Kearse, a pediatrician, planned to join about 100 other descendants of Madison’s slaves at his home, Montpelier, last weekend to share their stories and collect DNA samples that may piece together their history.
The reunion was one of a series of events commemorating the 400th anniversary of the founding of Jamestown, America’s first permanent English settlement.
It comes during a $23 million renovation to restore the home that Madison — America’s fourth president — shared with his wife, Dolley, in the 1800s. The renovation is expected to be complete next year.
“The majority of the people that lived and worked here were the slave community,” said Peggy Vaughn, Montpelier’s spokeswoman. “To interpret the history correctly, we have to know what we’re talking about.”
The investigation into Madison’s past echoes the one into the nation’s third president, Thomas Jefferson. Descendants of Sally Hemings, one of his slaves, claim Jefferson fathered at least some of Hemings’ children.
Genealogy searches and reunions like the one at Montpelier have surged since Alex Haley’s book “Roots” was released in 1976, Kearse said.
“Then African Americans realized, one, that they could trace their roots, and two, that they should do it,” Kearse said. “We all have stories and are grounded somewhere.”
Kearse said her family traces its roots back to a slave named Corean, who was reportedly owned by Madison and gave birth to a son named Jim. When Jim was sold to a plantation owner in Tennessee, she told him not to forget he was a Madison in case they should ever reconnect. Since then, the saying’s meaning has evolved.
“Initially it was a tool, then it became valuable after the slaves were free because my family really did well. They owned property, participated in government, learned to read and then they passed this legacy on,” Kearse said.

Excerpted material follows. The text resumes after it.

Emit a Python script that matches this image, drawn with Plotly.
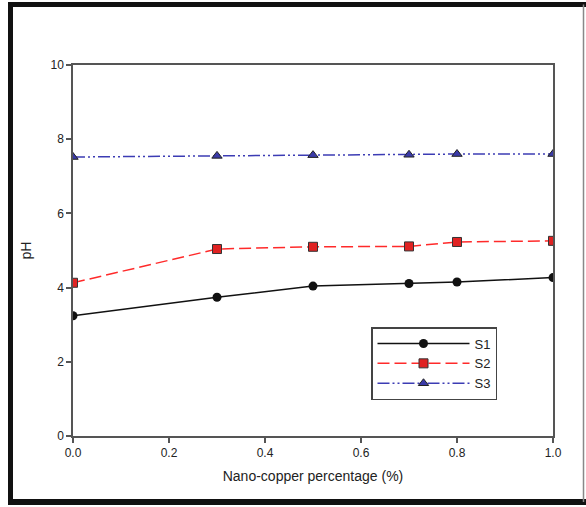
import plotly.graph_objects as go

x_vals = [0.0, 0.3, 0.5, 0.7, 0.8, 1.0]
s1 = [3.24, 3.74, 4.04, 4.11, 4.15, 4.27]
s2 = [4.13, 5.04, 5.10, 5.11, 5.23, 5.26]
s3 = [7.52, 7.55, 7.57, 7.58, 7.60, 7.60]
names = ["S1", "S2", "S3"]
x_ticks = [0.0, 0.2, 0.4, 0.6, 0.8, 1.0]
x_ticklabels = ["0.0", "0.2", "0.4", "0.6", "0.8", "1.0"]
y_ticks = [0, 2, 4, 6, 8, 10]

W, H = 586, 507
L, R, T, B = 73, 33, 65, 71
pw, ph = W - L - R, H - T - B

def px_to_paper_x(px):
    return (px - L) / pw

def px_to_paper_y(py):
    return (H - B - py) / ph

FONT = "Liberation Sans, Arial, sans-serif"

fig = go.Figure()
fig.add_trace(go.Scatter(
    x=x_vals, y=s1, name=names[0], mode="lines+markers",
    line=dict(color="#111111", width=1.5),
    marker=dict(symbol="circle", size=9, color="#111111"),
))
fig.add_trace(go.Scatter(
    x=x_vals, y=s2, name=names[1], mode="lines+markers",
    line=dict(color="#ff2a2a", width=1.5, dash="12px,5px"),
    marker=dict(symbol="square", size=9, color="#e02222", line=dict(color="#333333", width=1)),
))
fig.add_trace(go.Scatter(
    x=x_vals, y=s3, name=names[2], mode="lines+markers",
    line=dict(color="#3c3cb4", width=1.5, dash="12px,3px,2px,3px,2px,3px"),
    marker=dict(symbol="triangle-up", size=9, color="#3a3aa8", line=dict(color="#222222", width=1)),
))

axis_common = dict(
    showgrid=False, zeroline=False, showline=True, mirror=True,
    linecolor="#555555", linewidth=1.5,
    ticks="outside", ticklen=5, tickwidth=1.5, tickcolor="#555555",
    tickfont=dict(family=FONT, size=12, color="#222222"),
)

fig.update_xaxes(range=[0, 1.0], tickvals=x_ticks, ticktext=x_ticklabels,
                 title=dict(text="Nano-copper percentage (%)", standoff=12,
                            font=dict(family=FONT, size=14, color="#222222")),
                 **axis_common)
fig.update_yaxes(range=[0, 10], tickvals=y_ticks,
                 title=dict(text="pH", standoff=16,
                            font=dict(family=FONT, size=14, color="#222222")),
                 **axis_common)

# outer screenshot frame
shapes = [
    dict(type="line", xref="paper", yref="paper",
         x0=px_to_paper_x(10.5), x1=px_to_paper_x(10.5), y0=px_to_paper_y(2), y1=px_to_paper_y(505),
         line=dict(color="#111111", width=5)),
    dict(type="line", xref="paper", yref="paper",
         x0=px_to_paper_x(8), x1=px_to_paper_x(586), y0=px_to_paper_y(4.5), y1=px_to_paper_y(4.5),
         line=dict(color="#111111", width=5)),
    dict(type="line", xref="paper", yref="paper",
         x0=px_to_paper_x(8), x1=px_to_paper_x(586), y0=px_to_paper_y(502), y1=px_to_paper_y(502),
         line=dict(color="#111111", width=6)),
    dict(type="line", xref="paper", yref="paper",
         x0=px_to_paper_x(583.5), x1=px_to_paper_x(583.5), y0=px_to_paper_y(4.5), y1=px_to_paper_y(502),
         line=dict(color="#888888", width=1.5)),
]

fig.update_layout(
    width=W, height=H,
    margin=dict(l=L, r=R, t=T, b=B),
    paper_bgcolor="white", plot_bgcolor="white",
    showlegend=True,
    legend=dict(
        x=px_to_paper_x(371), y=px_to_paper_y(327), xanchor="left", yanchor="top",
        bordercolor="#444444", borderwidth=1.5, bgcolor="white",
        font=dict(family=FONT, size=13, color="#222222"),
        itemwidth=92, tracegroupgap=0,
    ),
    shapes=shapes,
)

fig.write_html("out.html")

Most of the events were closed to the public, except for a keynote address last Saturday by historian and author John Hope Franklin and a wreath-laying ceremony at the slave cemetery Sunday, followed by a religious service.
Bruce Jackson, who works on the “Roots Project,” which links blacks to West African tribes, collected DNA samples to help people trace their roots.
“Everybody wants to know what their origins are and we’re not different,” Jackson said. “Knowing one’s origins is one of the passions of being American.”